(CNN)"We are going nowhere. Absolutely nowhere," Nora Martínez, a migrant from Honduras, told me in May as she sat in a makeshift tent in Matamoros on the US-Mexico border. She was worried about her asylum application, which had been halted by the Trump administration during Covid-19.
I've been returning to Nora's words this week; as a US citizen living abroad, I'm not going anywhere either. Although I report on migration and the difficulties migrants face crossing borders, I have always crossed borders with privilege and ease.
As Covid-19 cases continue to rise in the US, for the first time in my life, I am witnessing how the lack of US leadership on Covid-19 is devaluing the US passport I carry.
For example, although European nations began to open their borders to non-essential travelers on July 1, their borders are closed to US citizens. And even though the US represents one of the largest tourist markets to the Bahamas, Prime Minister Hubert Minnis, citing the surge in US Covid-19 cases, blocked the entry of US tourists.
I have watched President Donald Trump's behavior as Covid-19 cases continue to rise in the US, and despite endless testimony from healthcare workers about the complexity of treating the virus, stories about the decomposing bodies of people who died of Covid-19 stored in trailers and a litany of other horrors, he has focused primarily on praising his handling of the virus.
Many countries are rightfully fearful of US travelers spreading Covid-19, and the result is that they have closed their borders to US passport holders. The lack of US leadership on Covid-19 has already cost the US dearly, and the US passport, once a symbol of the privileges of US citizenship, is now viewed with suspicion.
I understand this sense of distrust, because the way President Trump and his administration have handled Covid-19 has implicated US citizens by association with ideas that are racist and anti-science.
For example, President Trump has repeatedly called Covid-19 "the China Virus," helping to fuel an increase in hate crimes against Asian Americans during the pandemic.
Trump has also used Covid-19 as an excuse to make derogatory and false remarks about Mexico, including suggesting that Mexicans are infecting US citizens with coronavirus. On July 11, he said, "It turned out to be very lucky for us that we had the wall or we would have been inundated because they have some big problems there [in Mexico]."
I live in Mexico, and the country has significantly fewer coronavirus cases and deaths than the US. In fact, I fear returning to the US not because of coronavirus, which some countries have proved can be managed, but because of the way President Trump and his administration are making the science of coronavirus prevention political.
I've been talking to my parents who live in rural Arkansas and weighing the risk of visiting them.

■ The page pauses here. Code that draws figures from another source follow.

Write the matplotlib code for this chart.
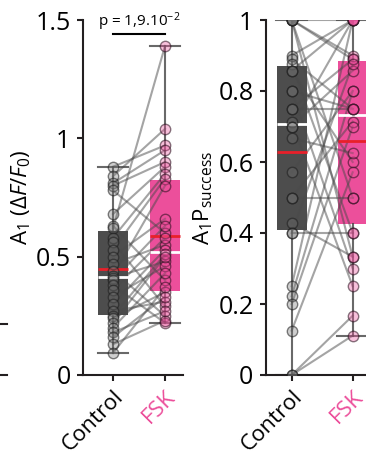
import matplotlib
matplotlib.use("Agg")
import matplotlib.pyplot as plt
from matplotlib.lines import Line2D
import numpy as np

plt.rcParams['font.family'] = ['Open Sans', 'DejaVu Sans']
plt.rcParams['mathtext.fontset'] = 'custom'
plt.rcParams['mathtext.rm'] = 'Open Sans'
plt.rcParams['mathtext.it'] = 'Open Sans:italic'

# ---------------- data ----------------
groups = ["Control", "FSK"]
group_colors = ["#4d4d4d", "#ec4f9b"]
label_colors = ["#000000", "#ec4f9b"]

# Panel 1: A1 (dF/F0), paired values
amp_control = [0.88, 0.84, 0.81, 0.80, 0.78, 0.68, 0.63, 0.62, 0.58, 0.56,
               0.53, 0.50, 0.47, 0.44, 0.42, 0.41, 0.40, 0.38, 0.36, 0.33,
               0.30, 0.27, 0.25, 0.24, 0.22, 0.20, 0.18, 0.16, 0.13, 0.093]
amp_fsk = [0.97, 1.04, 0.95, 0.90, 0.60, 0.88, 0.40, 1.39, 0.85, 0.29,
           0.83, 0.66, 0.55, 0.25, 0.80, 0.48, 0.63, 0.22, 0.58, 0.46,
           0.53, 0.31, 0.51, 0.35, 0.50, 0.43, 0.27, 0.33, 0.23, 0.37]

# Panel 2: A1 P_success, paired values
ps_control = [1, 1, 1, 1, 1, 0.9, 0.889, 0.875, 0.857, 0.857,
              0.8, 0.8, 0.75, 0.75, 0.714, 0.7, 0.7, 0.667, 0.571, 0.5,
              0.5, 0.429, 0.4, 0.4, 0.25, 0.222, 0.2, 0.125, 0, 0]
ps_fsk = [0.889, 0.9, 0.5, 1, 0.333, 1, 0.75, 0.4, 1, 0.6,
          0.75, 0.3, 0.889, 0.75, 0.25, 1, 0.857, 0.625, 0.8, 0.5,
          0.714, 0.333, 0.875, 0.4, 1, 0.8, 0.7, 0.571, 0.167, 0.111]

amp_ticks = [0, 0.5, 1, 1.5]
amp_ticklabels = ["0", "0.5", "1", "1.5"]
ps_ticks = [0, 0.2, 0.4, 0.6, 0.8, 1]
ps_ticklabels = ["0", "0.2", "0.4", "0.6", "0.8", "1"]
p_text = r"p = 1,9.10$^{-2}$"
p_y = 1.44

# ---------------- figure ----------------
W, H = 366, 457
fig = plt.figure(figsize=(W / 100, H / 100), dpi=100)

def px_axes(x0, x1, ytop, ybot):
    return fig.add_axes([x0 / W, (H - ybot) / H, (x1 - x0) / W, (ybot - ytop) / H])

ax1 = px_axes(83, 183, 20, 375)
ax2 = px_axes(266, 380, 20, 375)

spine_col = "#231f20"
FS_Y = 18
FS_X = 16
FS_LAB = 16


def panel(ax, a, b, width, capw, xlim, ylim, ticks, ticklabels, ylabel, labelx):
    pos = [1, 2]
    bp = ax.boxplot([a, b], positions=pos, widths=width, whis=(0, 100),
                    patch_artist=True, showfliers=False, showmeans=True,
                    meanline=True, capwidths=capw,
                    medianprops=dict(color="white", lw=2, zorder=3),
                    meanprops=dict(color="#e8202a", lw=2, ls="-", zorder=3.1),
                    whiskerprops=dict(color="#444444", lw=1.5, alpha=0.8),
                    capprops=dict(color="#444444", lw=1.5, alpha=0.8),
                    boxprops=dict(lw=0))
    for patch, c in zip(bp["boxes"], group_colors):
        patch.set_facecolor(c)
        patch.set_edgecolor("none")
        patch.set_zorder(1)
    # paired lines
    for va, vb in zip(a, b):
        ax.plot(pos, [va, vb], color="#4a4a4a", alpha=0.5, lw=1.5, zorder=2)
    # points
    ax.plot(np.full(len(a), 1.0), a, "o", ms=7.5, mfc=(0.45, 0.45, 0.45, 0.35),
            mec=(0.1, 0.1, 0.1, 0.55), mew=1.0, ls="none", zorder=4)
    ax.plot(np.full(len(b), 2.0), b, "o", ms=7.5, mfc=(0.93, 0.31, 0.61, 0.35),
            mec=(0.15, 0.05, 0.1, 0.55), mew=1.0, ls="none", zorder=4)

    ax.set_xlim(*xlim)
    ax.set_ylim(*ylim)
    ax.set_yticks(ticks)
    ax.set_yticklabels(ticklabels)
    ax.set_xticks(pos)
    ax.set_xticklabels(groups, rotation=45, ha="right", rotation_mode="anchor")
    for t, c in zip(ax.get_xticklabels(), label_colors):
        t.set_color(c)
    for s in ["top", "right"]:
        ax.spines[s].set_visible(False)
    for s in ["left", "bottom"]:
        ax.spines[s].set_linewidth(1.5)
        ax.spines[s].set_color(spine_col)
    ax.tick_params(axis="both", direction="out", length=4, width=1.5,
                   color=spine_col, pad=5)
    ax.tick_params(axis="y", labelsize=FS_Y)
    ax.tick_params(axis="x", labelsize=FS_X, pad=4)
    ax.set_ylabel(ylabel, fontsize=FS_LAB)
    ax.yaxis.set_label_coords(labelx, 0.5)
    ax.patch.set_visible(False)


panel(ax1, amp_control, amp_fsk, 0.56, 0.58, (0.423, 2.346), (0, 1.5),
      amp_ticks, amp_ticklabels, r"A$_1$ ($\Delta F/F_0$)", -0.50)
panel(ax2, ps_control, ps_fsk, 0.49, 0.5, (0.579, 2.448), (0, 1),
      ps_ticks, ps_ticklabels, r"A$_1$P$_{\mathrm{success}}$", -0.45)

# significance bar
ax1.plot([1, 2], [p_y, p_y], color="black", lw=1.5, clip_on=False, zorder=5)
ax1.text(1.5, p_y + 0.006, p_text, ha="center", va="bottom", fontsize=11)

# remnants of a neighbouring panel at the left edge
for yy in [324, 375]:
    fig.add_artist(Line2D([0, 7 / W], [(H - yy) / H] * 2, color=spine_col, lw=1.5))

fig.savefig("out.png", dpi=100)
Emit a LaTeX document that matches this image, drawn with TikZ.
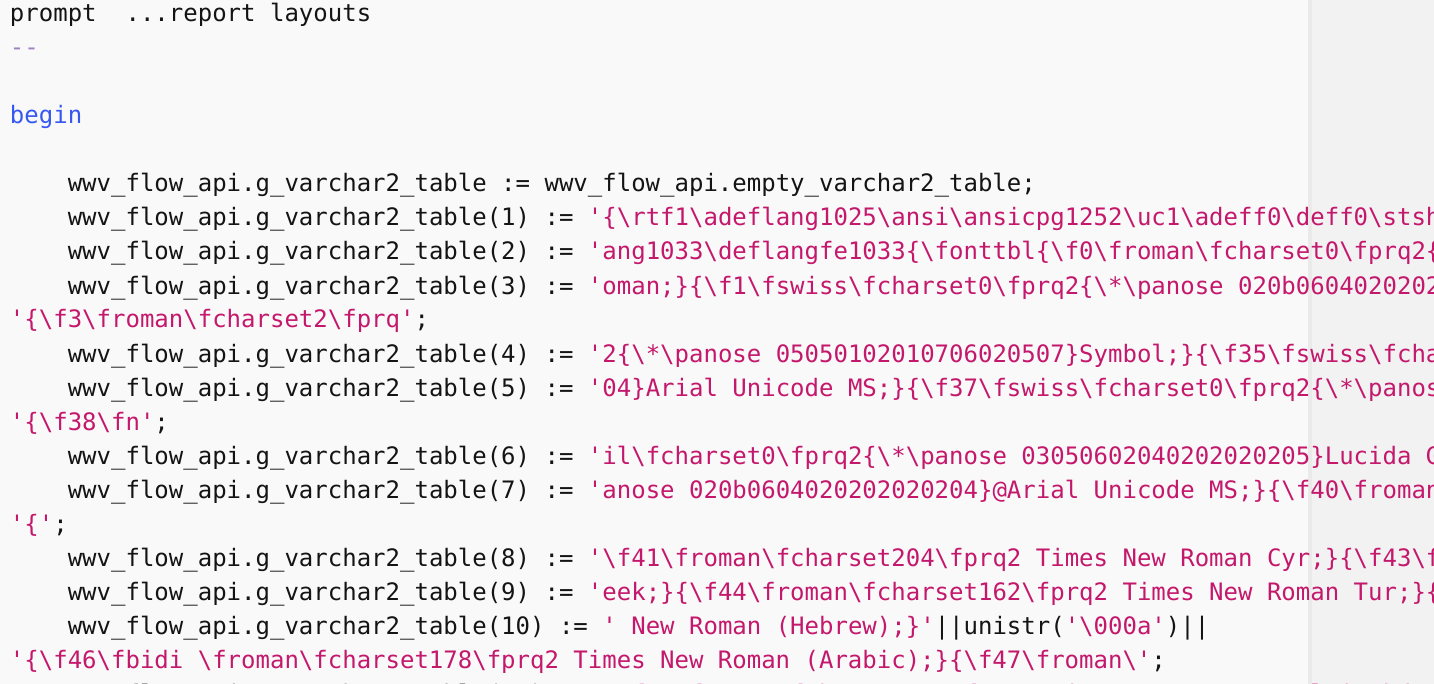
\documentclass[tikz,border=0pt]{standalone}
\usepackage{fontspec}
\setmonofont{DejaVu Sans Mono}
\definecolor{codestr}{RGB}{196,24,108}
\definecolor{codetxt}{RGB}{20,20,20}
\definecolor{codekw}{RGB}{55,88,240}
\definecolor{codecmt}{RGB}{160,130,195}
\definecolor{codebg}{RGB}{249,249,249}
\definecolor{codebgr}{RGB}{242,242,242}
\definecolor{codediv}{RGB}{234,234,234}
\newcommand\bsl{\textbackslash}
\newcommand\strc[1]{\textcolor{codestr}{#1}}
\tikzset{codeline/.style={anchor=base west, inner sep=0pt, outer sep=0pt,
  font=\ttfamily\fontsize{12}{14}\selectfont, text=codetxt}}
\begin{document}
\begin{tikzpicture}[x=0.5pt,y=-0.5pt]
\useasboundingbox (0,0) rectangle (1434,684);
\fill[codebg] (0,0) rectangle (1434,684);
\fill[codebgr] (1308,0) rectangle (1434,684);
\fill[codediv] (1308,0) rectangle (1312,684);
\clip (0,0) rectangle (1434,684);
\node[codeline] (l0) at (10,22) {prompt\ \ ...report layouts};
\node[codeline, text=codecmt] (l1) at (10,56) {-{}-};
\node[codeline, text=codekw] (l3) at (10,124) {begin};
\node[codeline] (l5) at (67.8,192) {wwv\_flow\_api.g\_varchar2\_table := wwv\_flow\_api.empty\_varchar2\_table;};
\node[codeline] (l6) at (67.8,226) {wwv\_flow\_api.g\_varchar2\_table(1) := \strc{'\{\bsl rtf1\bsl adeflang1025\bsl ansi\bsl ansicpg1252\bsl uc1\bsl adeff0\bsl deff0\bsl stshf}};
\node[codeline] (l7) at (67.8,260) {wwv\_flow\_api.g\_varchar2\_table(2) := \strc{'ang1033\bsl deflangfe1033\{\bsl fonttbl\{\bsl f0\bsl froman\bsl fcharset0\bsl fprq2\{\bsl *}};
\node[codeline] (l8) at (67.8,294) {wwv\_flow\_api.g\_varchar2\_table(3) := \strc{'oman;\}\{\bsl f1\bsl fswiss\bsl fcharset0\bsl fprq2\{\bsl *\bsl panose 020b06040202020}};
\node[codeline] (l9) at (10,328) {\strc{'\{\bsl f3\bsl froman\bsl fcharset2\bsl fprq'};};
\node[codeline] (l10) at (67.8,362) {wwv\_flow\_api.g\_varchar2\_table(4) := \strc{'2\{\bsl *\bsl panose 05050102010706020507\}Symbol;\}\{\bsl f35\bsl fswiss\bsl fchar}};
\node[codeline] (l11) at (67.8,396) {wwv\_flow\_api.g\_varchar2\_table(5) := \strc{'04\}Arial Unicode MS;\}\{\bsl f37\bsl fswiss\bsl fcharset0\bsl fprq2\{\bsl *\bsl panose}};
\node[codeline] (l12) at (10,430) {\strc{'\{\bsl f38\bsl fn'};};
\node[codeline] (l13) at (67.8,464) {wwv\_flow\_api.g\_varchar2\_table(6) := \strc{'il\bsl fcharset0\bsl fprq2\{\bsl *\bsl panose 03050602040202020205\}Lucida Gr}};
\node[codeline] (l14) at (67.8,498) {wwv\_flow\_api.g\_varchar2\_table(7) := \strc{'anose 020b0604020202020204\}@Arial Unicode MS;\}\{\bsl f40\bsl froman\bsl}};
\node[codeline] (l15) at (10,532) {\strc{'\{'};};
\node[codeline] (l16) at (67.8,566) {wwv\_flow\_api.g\_varchar2\_table(8) := \strc{'\bsl f41\bsl froman\bsl fcharset204\bsl fprq2 Times New Roman Cyr;\}\{\bsl f43\bsl fr}};
\node[codeline] (l17) at (67.8,600) {wwv\_flow\_api.g\_varchar2\_table(9) := \strc{'eek;\}\{\bsl f44\bsl froman\bsl fcharset162\bsl fprq2 Times New Roman Tur;\}\{\bsl}};
\node[codeline] (l18) at (67.8,634) {wwv\_flow\_api.g\_varchar2\_table(10) := \strc{' New Roman (Hebrew);\}'}||unistr(\strc{'\bsl 000a'})||};
\node[codeline] (l19) at (10,668) {\strc{'\{\bsl f46\bsl fbidi \bsl froman\bsl fcharset178\bsl fprq2 Times New Roman (Arabic);\}\{\bsl f47\bsl froman\bsl '};};
\node[codeline] (l20) at (67.8,702) {wwv\_flow\_api.g\_varchar2\_table(11) := \strc{'\bsl f48\bsl froman\bsl fcharset186\bsl fprq2 Times New Roman Baltic;\}\{\bsl f49\bsl}};
\end{tikzpicture}
\end{document}
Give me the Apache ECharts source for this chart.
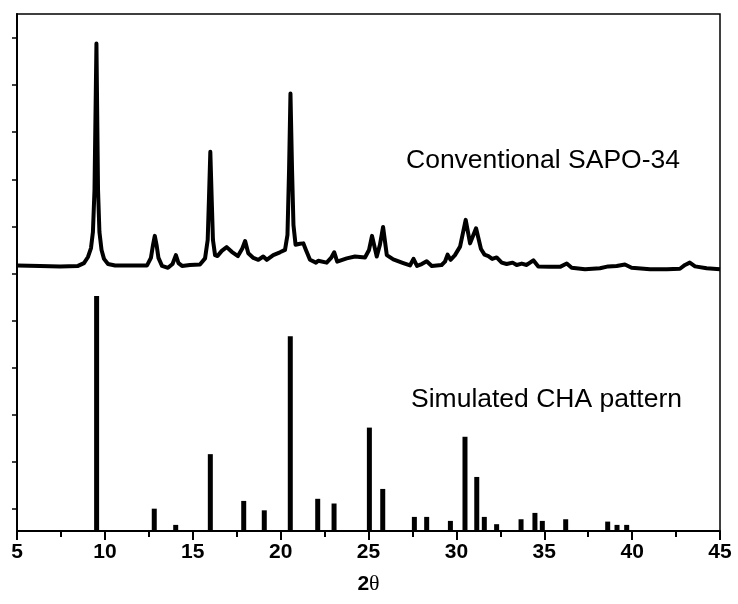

As I write this, my parents' neighbors, many of them Trump supporters, are organizing to protest being required to wear masks in public, because masks, against all logic, have become political symbols in the US.
After months of refusing to wear a mask and as the US approached 143,000 Covid-19 deaths on July 20, President Trump, for the first time, called wearing a mask patriotic.
The result of the staggering mishandling of the pandemic response is that the power and status that US citizens have enjoyed for decades is quickly waning.
When I have interviewed migrants during Covid-19, many have told me they would prefer to seek asylum in Canada rather than the US.
The Trump administration has used Covid-19 as an excuse to temporarily end asylum, which has long served as a reminder that the US seeks to provide justice for those who have fled persecution in their home countries.
Although the Trump administration has halted asylum, they have continued to process deportations including deporting those who have coronavirus, thereby spreading the virus to other countries.
Like many migrants, US citizens are also talking more frequently about moving to Canada, which has managed coronavirus much better than the US and has a universal healthcare system (read: you won't receive a $400,000 medical bill if you survive coronavirus).
The most pressing issue in the US isn't coronavirus itself but rather the continued willful ignorance and ineptitude in the way the Trump administration handles it.
As Ed Yong, who covers science at The Atlantic, explained succinctly in an interview with Christiane Amanpour, "The question that concerns me the most is not 'How long will it take a vaccine to arrive?' but 'Can a country that is doing so badly as we are right now at controlling Covid-19 roll out a vaccine in a way that is equitable, efficient?' And I'm not sure, I'm not sure I have faith in the process."
As Yong points out, even if the US has a Covid-19 vaccine, given the Trump administration's absence of leadership, the coronavirus is likely to be a long-term problem.
As countries close their borders to US citizens, some of us may experience the inconvenience of not being able to visit family, friends or loved ones who live abroad. As the US closes its borders and halts asylum, asylum seekers are left in limbo and many, like Nora Martínez, are living in tent camps due to overcrowded shelters.
What many US citizens and migrants alike are recognizing clearly, perhaps for the first time, is that the US, at the direction of the current administration, has used coronavirus as an excuse to promote disinformation and attack essential human rights like asylum. And the true cost of the absence of leadership in the US will be measured in much more than countries closing their borders to US passport holders.